Having been at this for about 20 years--both in design and implementation--the current crop of electronic records is most definitely not ready for prime time. In the beginning, the software applications we now call electronic health records were designed to automate back office functions and capture charges for the hospitals. For the functions they were designed to do, they actually do a decent job. Sometimes, a really good job. Like all systems.
When the extension to clinical use took place, not much thought was given to how they should enhance clinical work. And the assumptions upon which they were built were not much more than beliefs about how nurses, physicians and other providers actually deliver care. The goal of even keeping information electronically became muddled in the philosophical war between public health and individual health...deduction vs. induction.
One could go through a very long list of assumptions now memorialized in these products that are simply wrong not by belief, but empirically so. The most egregious, and the one resulting in the greatest barrier to adoption, assumes the complex, cognitive task of diagnosis, and prescription can be reduced to a long list of check boxes. If this is true, then we need no providers--only computers and check boxes. And for some problems, this may actually be true, though for anything requiring judgment, it is not. Very little design time has been given to understanding how information is actually used in this process, much less understanding the process itself. The user experience is terrible, and thus most electronic records are not only unusable for the most part, but potentially dangerous.
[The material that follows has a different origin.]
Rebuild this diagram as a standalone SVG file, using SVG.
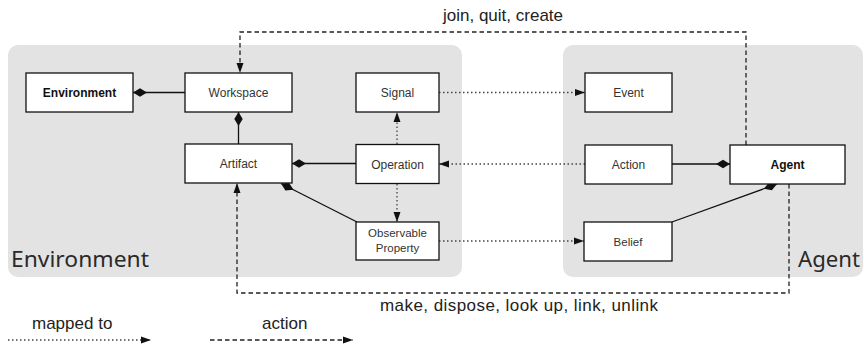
<svg xmlns="http://www.w3.org/2000/svg" width="864" height="347" viewBox="0 0 864 347">
  <style>
    .panel { fill: #e3e3e3; }
    .panel-title { font-family: "Noto Sans", "Liberation Sans", sans-serif; font-size: 22px; fill: #2a2a2a; }
    .box { fill: #ffffff; stroke: #111111; stroke-width: 1.3; }
    .label { font-family: "Liberation Sans", Arial, sans-serif; font-size: 12px; fill: #333333; text-anchor: middle; }
    .bold { font-weight: bold; fill: #111111; }
    .small { font-size: 11.5px; }
    .comp { fill: none; stroke: #111111; stroke-width: 1.3; marker-end: url(#diamond); }
    .map { fill: none; stroke: #444444; stroke-width: 1.3; stroke-dasharray: 1.5 2.5; marker-end: url(#arrow); }
    .act { fill: none; stroke: #222222; stroke-width: 1.3; stroke-dasharray: 4.5 3; marker-end: url(#arrow); }
    .caption { font-family: "Liberation Sans", Arial, sans-serif; font-size: 17px; fill: #222222; }
  </style>
  <defs>
    <marker id="diamond" markerUnits="userSpaceOnUse" markerWidth="16" markerHeight="10" refX="15" refY="5" orient="auto">
      <path d="M1,5 L8,0.8 L15,5 L8,9.2 z" fill="#111111"/>
    </marker>
    <marker id="arrow" markerUnits="userSpaceOnUse" markerWidth="12" markerHeight="8" refX="11" refY="4" orient="auto">
      <path d="M1,0.5 L11,4 L1,7.5 z" fill="#111111"/>
    </marker>
  </defs>

  <!-- background panels -->
  <g id="environment-panel">
    <rect class="panel" x="8" y="45" width="454" height="232" rx="10"/>
    <text class="panel-title" x="11" y="267" textLength="138" lengthAdjust="spacingAndGlyphs">Environment</text>
  </g>
  <g id="agent-panel">
    <rect class="panel" x="563" y="45" width="300" height="232" rx="10"/>
    <text class="panel-title" x="798" y="267" textLength="62" lengthAdjust="spacingAndGlyphs">Agent</text>
  </g>

  <!-- connectors -->
  <g id="connectors">
    <!-- composition -->
    <line class="comp" x1="185" y1="92.5" x2="133" y2="92.5"/>
    <line class="comp" x1="238.5" y1="144" x2="238.5" y2="112"/>
    <line class="comp" x1="356" y1="163.5" x2="292" y2="163.5"/>
    <line class="comp" x1="357" y1="222" x2="281" y2="183.5"/>
    <line class="comp" x1="672" y1="164" x2="730" y2="164"/>
    <line class="comp" x1="672" y1="222" x2="777" y2="184"/>
    <!-- mapped to -->
    <line class="map" x1="439" y1="92.5" x2="585" y2="92.5"/>
    <line class="map" x1="585" y1="164" x2="439" y2="164"/>
    <line class="map" x1="439" y1="241" x2="584" y2="241"/>
    <line class="map" x1="397" y1="144" x2="397" y2="112"/>
    <line class="map" x1="397" y1="184" x2="397" y2="222"/>
    <!-- actions -->
    <path class="act" d="M746,145 V32 H240 V73"/>
    <path class="act" d="M789,184 V293 H237 V183"/>
    <text class="caption" x="443" y="21">join, quit, create</text>
    <text class="caption" x="380" y="311" textLength="278" lengthAdjust="spacing">make, dispose, look up, link, unlink</text>
  </g>

  <!-- nodes -->
  <g id="node-environment">
    <rect class="box" x="26" y="73" width="107" height="39"/>
    <text class="label bold" x="79.5" y="97">Environment</text>
  </g>
  <g id="node-workspace">
    <rect class="box" x="185" y="73" width="107" height="39"/>
    <text class="label" x="238.5" y="97">Workspace</text>
  </g>
  <g id="node-artifact">
    <rect class="box" x="185" y="144" width="107" height="39"/>
    <text class="label" x="238.5" y="168">Artifact</text>
  </g>
  <g id="node-signal">
    <rect class="box" x="356" y="73" width="83" height="39"/>
    <text class="label" x="397.5" y="97">Signal</text>
  </g>
  <g id="node-operation">
    <rect class="box" x="356" y="144.5" width="83" height="39"/>
    <text class="label" x="397.5" y="168.5">Operation</text>
  </g>
  <g id="node-observable-property">
    <rect class="box" x="356" y="222" width="83" height="38"/>
    <text class="label small" x="397.5" y="237">Observable</text>
    <text class="label small" x="397.5" y="252">Property</text>
  </g>
  <g id="node-event">
    <rect class="box" x="585" y="73" width="87" height="39"/>
    <text class="label" x="628.5" y="97">Event</text>
  </g>
  <g id="node-action">
    <rect class="box" x="585" y="145" width="87" height="39"/>
    <text class="label" x="628.5" y="169">Action</text>
  </g>
  <g id="node-agent">
    <rect class="box" x="730" y="145" width="115" height="39"/>
    <text class="label bold" x="787.5" y="169">Agent</text>
  </g>
  <g id="node-belief">
    <rect class="box" x="584" y="222" width="88" height="39"/>
    <text class="label small" x="628" y="246">Belief</text>
  </g>

  <!-- legend -->
  <g id="legend">
    <text class="caption" x="32" y="329">mapped to</text>
    <line class="map" x1="8" y1="340" x2="151" y2="340"/>
    <text class="caption" x="262" y="329">action</text>
    <line class="act" x1="210" y1="340" x2="353" y2="340"/>
  </g>
</svg>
This fault in current design doesn't even account for the many, many other flaws in these products, such as the list from Anne Carroll that was posted. The lack of connectivity and interoperability, not to mention the lack of automated retrieval of vital information, remains a dream.
It would be our hope that the current administration does not just throw a hand full of billions of dollars at this and expect it somehow to change. The worst thing that could happen to patients and providers alike is to have the current generation of products fossilized forever as our standard.